Des scientifiques européens appellent à revoir le cadre règlementaire encadrant la mutagénèse après une extension restrictive opérée par la Cour de justice de l’Union Européenne en juillet dernier.
Le 21 juillet dernier, la Cour de justice de l’Union Européenne donnait une définition actualisée du terme organisme génétiquement modifié (OGM). Si les textes de l’UE ne visaient initialement quela transgenèse – ou le fait d’implanter un ou plusieurs gènes dans un organisme vivant, les juges avaient à l’époque estimé que la réglementation restrictive s’appliquerait aussi aux « nouveaux OGM » – même si cela n’était prévu dans les textes antérieurs (principalement la directive de 2001) à l’apparitions de ces nouvelles techniques.
Cette décision étendait considérablement le champ de ce texte, qui prévoit de garde-fous contraignants afin d’éviter que les expérimentations génétiques représentent un danger pour l’environnement et la santé humaine. Il impose depuis les mêmes contraintes aux organismes obtenus par mutagenèse – et tout particulièrement grâce aux « ciseaux génétiques » CRISPR-Cas9 (à prononcer Crisper). Cette technique, découverte en 2012, permet de supprimer et d’insérer des gènes à un endroit précis du chromosome.
La précision de ces « ciseaux » en fait des outils potentiellement cruciaux pour l’innovation et le progrès scientifique. L’édition génomique suscite en effet de nombreux espoirs aussi bien pour soigner des maladies génétiques chez l’homme que pour améliorer des plantes. La Cour, dans son arrêt, a toutefois considérablement limité leur usage, que ce soit la restriction – très compréhensible – de leur mise sur le marché et celle – plus clivante – des essais sur le terrain.
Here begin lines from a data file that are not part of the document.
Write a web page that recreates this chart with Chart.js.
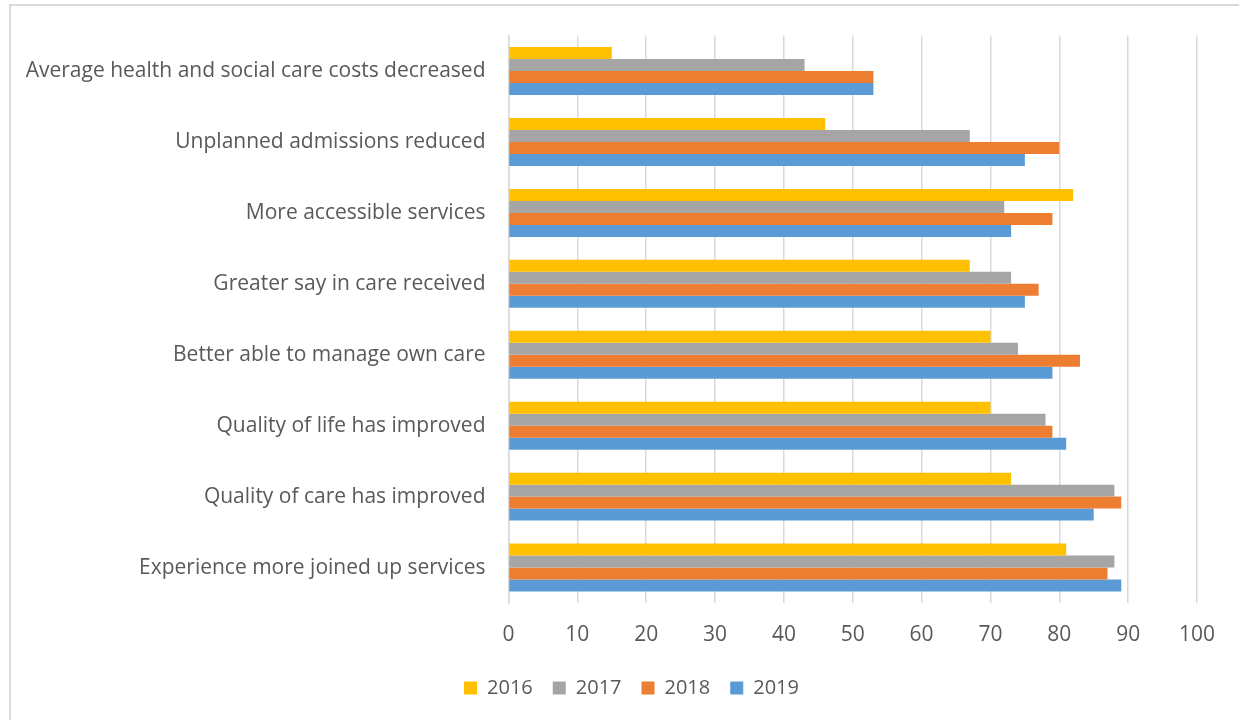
<!DOCTYPE html>
<html>
<head>
<meta charset="utf-8">
<script src="https://cdn.jsdelivr.net/npm/chart.js@4"></script>
<style>
  html, body { margin: 0; padding: 0; background: #fff; overflow: hidden; }
  #frame { position: absolute; left: 9px; top: 4px; width: 1300px; height: 800px; border: 2px solid #d9d9d9; }
  #wrap { position: absolute; left: 0; top: 0; width: 1239px; height: 720px; }
</style>
</head>
<body>
<div id="frame"></div>
<div id="wrap"><canvas id="myBarChart" width="1239" height="720"></canvas></div>
<script>
  // survey results, % agreeing, by year
  const categories = [
    "Average health and social care costs decreased",
    "Unplanned admissions reduced",
    "More accessible services",
    "Greater say in care received",
    "Better able to manage own care",
    "Quality of life has improved",
    "Quality of care has improved",
    "Experience more joined up services"
  ];
  const years = ["2016", "2017", "2018", "2019"];
  const values2016 = [15, 46, 82, 67, 70, 70, 73, 81];
  const values2017 = [43, 67, 72, 73, 74, 78, 88, 88];
  const values2018 = [53, 80, 79, 77, 83, 79, 89, 87];
  const values2019 = [53, 75, 73, 75, 79, 81, 85, 89];
  const xTicks = [0, 10, 20, 30, 40, 50, 60, 70, 80, 90, 100];

  const colours = ['#FFC000', '#A5A5A5', '#ED7D31', '#5B9BD5'];
  const allValues = [values2016, values2017, values2018, values2019];

  // nudge the legend right so it sits under the middle of the frame
  const legendShift = {
    id: 'legendShift',
    afterLayout: function(chart) {
      chart.legend.left += 33;
      chart.legend.right += 33;
    }
  };

  let ctx = document.getElementById("myBarChart").getContext('2d');
  let myBarChart = new Chart(ctx, {
    type: 'bar',
    data: {
      labels: categories,
      datasets: years.map((y, i) => ({
        label: y,
        data: allValues[i],
        backgroundColor: colours[i],
        borderWidth: 0,
        categoryPercentage: 0.676,
        barPercentage: 1.0
      }))
    },
    options: {
      indexAxis: 'y',
      responsive: false,
      animation: false,
      layout: { padding: { top: 34.5, right: 42, bottom: 12, left: 0 } },
      scales: {
        x: {
          min: 0,
          max: 100,
          afterBuildTicks: function(scale) {
            scale.ticks = xTicks.map(v => ({ value: v }));
          },
          afterFit: function(scale) { scale.height = 55; },
          grid: { color: '#d9d9d9', lineWidth: 1.5, drawTicks: false },
          border: { display: false },
          ticks: {
            color: '#595959',
            padding: 19,
            font: { family: 'Open Sans', size: 21 }
          }
        },
        y: {
          afterFit: function(scale) { scale.width = 508.5; },
          grid: { display: false, drawTicks: false },
          border: { display: true, color: '#d9d9d9', width: 1.5 },
          ticks: {
            color: '#595959',
            padding: 23,
            font: { family: 'Open Sans', size: 21 }
          }
        }
      },
      plugins: {
        legend: {
          display: true,
          position: 'bottom',
          labels: {
            boxWidth: 13,
            boxHeight: 13,
            padding: 20,
            color: '#595959',
            font: { family: 'Open Sans', size: 20 }
          }
        },
        tooltip: { enabled: false }
      }
    },
    plugins: [legendShift]
  });
</script>
</body>
</html>
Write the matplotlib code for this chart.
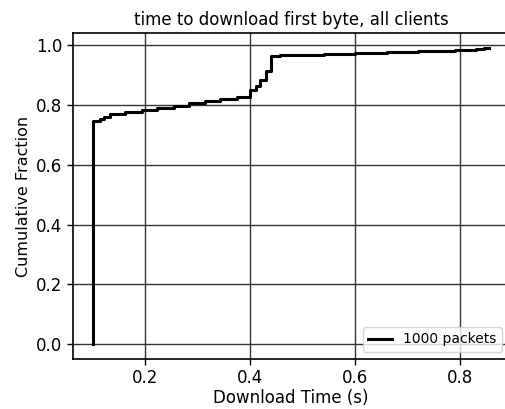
import matplotlib
matplotlib.use("Agg")
import matplotlib.pyplot as plt

# Step CDF points (download time in seconds, cumulative fraction)
times = [0.100, 0.100, 0.114, 0.121, 0.133, 0.162, 0.194, 0.222, 0.254, 0.283,
         0.314, 0.343, 0.375, 0.400, 0.410, 0.419, 0.429, 0.439, 0.457, 0.480,
         0.540, 0.600, 0.660, 0.720, 0.790, 0.830, 0.845, 0.855]
fractions = [0.000, 0.748, 0.753, 0.761, 0.770, 0.777, 0.784, 0.791, 0.797, 0.806,
             0.814, 0.820, 0.826, 0.850, 0.864, 0.883, 0.914, 0.963, 0.967, 0.969,
             0.972, 0.975, 0.978, 0.981, 0.984, 0.987, 0.990, 0.992]
series_label = "1000 packets"
title = "time to download first byte, all clients"
xlabel = "Download Time (s)"
ylabel = "Cumulative Fraction"
xticks = [0.2, 0.4, 0.6, 0.8]
yticks = [0.0, 0.2, 0.4, 0.6, 0.8, 1.0]

plt.rcParams['font.family'] = ['DejaVu Sans']
fig = plt.figure(figsize=(5.06, 4.09), dpi=100)
ax = fig.add_axes([73/506, 1 - 359/409, (509 - 73)/506, (359 - 33)/409])

ax.plot(times, fractions, drawstyle='steps-post', color='black', linewidth=2.2,
        label=series_label)
ax.set_xticks(xticks)
ax.set_yticks(yticks)
ax.grid(True, color='0.2', linewidth=1.0)
ax.set_axisbelow(True)
for s in ax.spines.values():
    s.set_linewidth(1.2)
ax.tick_params(labelsize=12, width=1.0, length=4)
ax.set_title(title, fontsize=12)
ax.set_xlabel(xlabel, fontsize=12, labelpad=1)
ax.set_ylabel(ylabel, fontsize=11.5)
ax.legend(loc='lower right', fontsize=10, handlelength=1.7)

fig.savefig("out.png", dpi=100)
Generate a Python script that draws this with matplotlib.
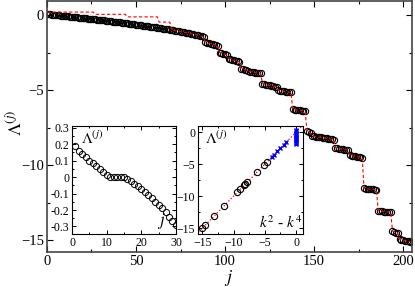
import numpy as np
import matplotlib.pyplot as plt

plt.rcParams['font.family'] = ['Liberation Serif', 'DejaVu Serif']
plt.rcParams['mathtext.fontset'] = 'stix'

# main curve: eigenvalues Lambda^(j), j = 0..204
lam = [0.10, 0.08, 0.06, 0.05, 0.04, 0.02, 0.01, 0.00, -0.01, -0.03,
       -0.04, -0.05, -0.07, -0.08, -0.09, -0.11, -0.12, -0.13, -0.15, -0.16,
       -0.17, -0.19, -0.20, -0.21, -0.23, -0.24, -0.25, -0.27, -0.28, -0.29,
       -0.31, -0.32, -0.34, -0.35, -0.36, -0.38, -0.39, -0.41, -0.42, -0.44,
       -0.45, -0.47, -0.48, -0.50, -0.51, -0.53, -0.55, -0.56, -0.58, -0.59,
       -0.61, -0.63, -0.64, -0.66, -0.68, -0.69, -0.71, -0.73, -0.75, -0.76,
       -0.78, -0.80, -0.82, -0.84, -0.86, -0.88, -0.90, -0.92, -0.94, -0.96,
       -0.98, -1.00, -1.02, -1.04, -1.06, -1.09, -1.11, -1.13, -1.15, -1.18,
       -1.20, -1.23, -1.25, -1.28, -1.30, -1.33, -1.36, -1.40, -1.45,
       -1.80, -1.84, -1.87, -1.90, -1.93, -1.96, -2.00, -2.05,
       -2.50, -2.53, -2.56, -2.60, -2.65,
       -2.90, -2.93, -2.96, -3.00, -3.03, -3.07, -3.10,
       -3.55, -3.60, -3.63, -3.66, -3.70, -3.75, -3.78, -3.80, -3.82, -3.84, -3.86, -3.88,
       -4.55, -4.58, -4.62, -4.65, -4.68, -4.70, -4.72, -4.75, -4.80,
       -5.00, -5.02, -5.05, -5.07, -5.09, -5.11, -5.13, -5.15,
       -6.28, -6.30, -6.31, -6.33, -6.34, -6.36, -6.38, -6.40,
       -7.75, -7.80, -7.85,
       -8.05, -8.07, -8.09, -8.11, -8.13, -8.15, -8.17, -8.19, -8.21, -8.23, -8.25, -8.27, -8.30,
       -8.85, -8.88, -8.90, -8.92, -8.94, -8.96, -8.98, -9.00,
       -9.35, -9.37, -9.39, -9.41, -9.43, -9.45, -9.47, -9.50,
       -11.55, -11.57, -11.59, -11.60, -11.61, -11.62, -11.63, -11.65,
       -13.05, -13.07, -13.08, -13.10, -13.11, -13.12, -13.13, -13.15,
       -14.40, -14.45, -14.50, -14.55,
       -14.95, -15.00, -15.02, -15.04, -15.06, -15.08, -15.10]

# red dashed curve differs from circles only at the start (j = 0..69)
red_start = [0.22] * 27 + [0.07] * 18 + [-0.10] * 18 + [-0.45] * 7

# inset 1: first 30 eigenvalues
j_small = list(range(1, 31))
lam_small = [0.19, 0.16, 0.14, 0.12, 0.10, 0.085, 0.065, 0.05, 0.03, 0.015,
             0.0, 0.0, 0.0, 0.0, 0.0, -0.01, -0.025, -0.04, -0.055, -0.07,
             -0.09, -0.11, -0.13, -0.15, -0.17, -0.19, -0.21, -0.24, -0.265, -0.29]

# inset 2: Lambda vs k^2 - k^4
k_circ = [-15.05, -14.5, -13.1, -11.6, -9.4, -8.9, -8.3, -8.1, -7.8, -6.3, -5.07, -4.67]
lam_circ = [-15.05, -14.5, -13.1, -11.6, -9.4, -8.9, -8.3, -8.1, -7.8, -6.3, -5.07, -4.67]
k_blue = [-3.85, -3.6, -3.0, -2.5, -2.0, -1.6,
          0.0, 0.0, 0.0, 0.0, 0.0, 0.0, 0.0, 0.0, 0.0, 0.0, 0.0, 0.0]
lam_blue = [-3.85, -3.6, -3.0, -2.5, -2.0, -1.6,
            0.3, 0.1, -0.1, -0.3, -0.5, -0.7, -0.9, -1.1, -1.3, -1.5, -1.7, -1.9]

j = np.arange(len(lam))
red = list(red_start) + lam[len(red_start):]

fig = plt.figure(figsize=(4.15, 2.87), dpi=100)
ax = fig.add_axes([0.113, 0.122, 0.880, 0.874])
ax.plot(j, red, color='red', ls='--', lw=0.8, dashes=(3, 2), zorder=3)
ax.plot(j, lam, 'o', mfc='none', mec='black', ms=4.5, mew=0.8, zorder=2)
ax.set_xlim(0, 205)
ax.set_ylim(-15.8, 0.95)
ax.set_xticks([0, 50, 100, 150, 200])
ax.set_xticks([25, 75, 125, 175], minor=True)
ax.set_yticks([0, -5, -10, -15])
ax.set_yticks([-2.5, -7.5, -12.5], minor=True)
ax.tick_params(direction='in', top=True, right=True, labelsize=10.5, length=4, width=0.8, pad=2)
ax.tick_params(which='minor', direction='in', top=True, right=True, length=2, width=0.8)
for s in ax.spines.values():
    s.set_color('#444444')
    s.set_linewidth(1.2)
fig.text(229 / 415, 1 - 278 / 287, r'$j$', fontsize=13, ha='center', va='center')
fig.text(15 / 415, 1 - 123 / 287, r'$\Lambda^{(j)}$', fontsize=13, ha='center', va='center',
         rotation=90)

# inset 1
ax1 = fig.add_axes([0.1735, 0.185, 0.2505, 0.376])
ax1.plot(j_small, lam_small, 'o', mfc='none', mec='black', ms=4.5, mew=0.7)
ax1.set_xlim(0, 30)
ax1.set_ylim(-0.345, 0.31)
ax1.set_xticks([0, 10, 20, 30])
ax1.set_xticks([5, 15, 25], minor=True)
ax1.set_yticks([0.3, 0.2, 0.1, 0, -0.1, -0.2, -0.3])
ax1.set_yticklabels(['0.3', '0.2', '0.1', '0', '-0.1', '-0.2', '-0.3'])
ax1.set_yticks([0.25, 0.15, 0.05, -0.05, -0.15, -0.25], minor=True)
ax1.tick_params(direction='in', top=True, right=True, labelsize=8.5, length=3, width=0.7, pad=2)
ax1.tick_params(which='minor', direction='in', top=True, right=True, length=1.5, width=0.7)
ax1.text(0.09, 0.97, r'$\Lambda^{(j)}$', transform=ax1.transAxes, fontsize=11, va='top')
ax1.text(0.82, 0.03, r'$j$', transform=ax1.transAxes, fontsize=12, va='bottom')

# inset 2
ax2 = fig.add_axes([0.477, 0.185, 0.253, 0.376])
ax2.plot([-16, 1], [-16, 1], color='red', ls=':', lw=0.9)
ax2.plot(k_circ, lam_circ, 'o', mfc='none', mec='black', ms=4.5, mew=0.8)
ax2.plot(k_blue, lam_blue, 'x', color='blue', ms=3.5, mew=1.0)
ax2.set_xlim(-15.7, 1.1)
ax2.set_ylim(-15.9, 0.95)
ax2.set_xticks([-15, -10, -5, 0])
ax2.set_yticks([0, -5, -10, -15])
ax2.set_xticks([-12.5, -7.5, -2.5], minor=True)
ax2.set_yticks([-2.5, -7.5, -12.5], minor=True)
ax2.tick_params(direction='in', top=True, right=True, labelsize=8.5, length=3, width=0.7, pad=2)
ax2.tick_params(which='minor', direction='in', top=True, right=True, length=1.5, width=0.7)
ax2.text(0.07, 0.97, r'$\Lambda^{(j)}$', transform=ax2.transAxes, fontsize=11, va='top')
ax2.text(0.58, 0.03, r'$k^2$ - $k^4$', transform=ax2.transAxes, fontsize=11, va='bottom')

fig.savefig('out.png', dpi=100)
Se voulant pondérée, la Cour a toutefois considéré que « les organismes obtenus par des techniques de mutagenèse qui ont été traditionnellement utilisées pour diverses applications et dont la sécurité est avérée depuis longtemps sont exemptés de ces obligations [renforcées] ». Mais la solution proposée est en réalité contreproductive, puisqu’elle muselle tout nouvel usage dans un domaine très récent et florissant.
Aussi, un groupe de scientifiques liés à plus de 85 centres de recherche européens et instituts spécialisés a lancé un appel aux dirigeants européens de revoir le cadre légal de ces « OGM 2.0 ». D’après eux, l’extension du champ de la réglementation actuelle « a des conséquences négatives pour l’agriculture, la société et l’économie », notent-ils, avant d’ajouter que « cela entravera les progrès vers une agriculture durable et instaurera un désavantage concurrentiel pour le secteur de la sélection végétale européen ».
Cette décision risque de conduire à « une interdiction de facto des techniques innovantes de sélection végétale », craignent les signataires du texte. Leur argumentaire déplore des barrières qui freinent le développement de plantes plus résistantes aux maladies, à la sécheresse et demandant moins de fertilisants. Si une pétition a été lancée dans le sillage de cette lettre ouverte, leur demande n’a pas donné de suite dans le processus législatif européen. En outre, elle se heurte à l’avis de nombreuses ONG de défense de l’environnement et de plusieurs confédérations paysannes européennes. Elle prouve cependant qu’il n’existe pas de vrai consensus sur l’innovation génétique – en particulier sur l’agriculture.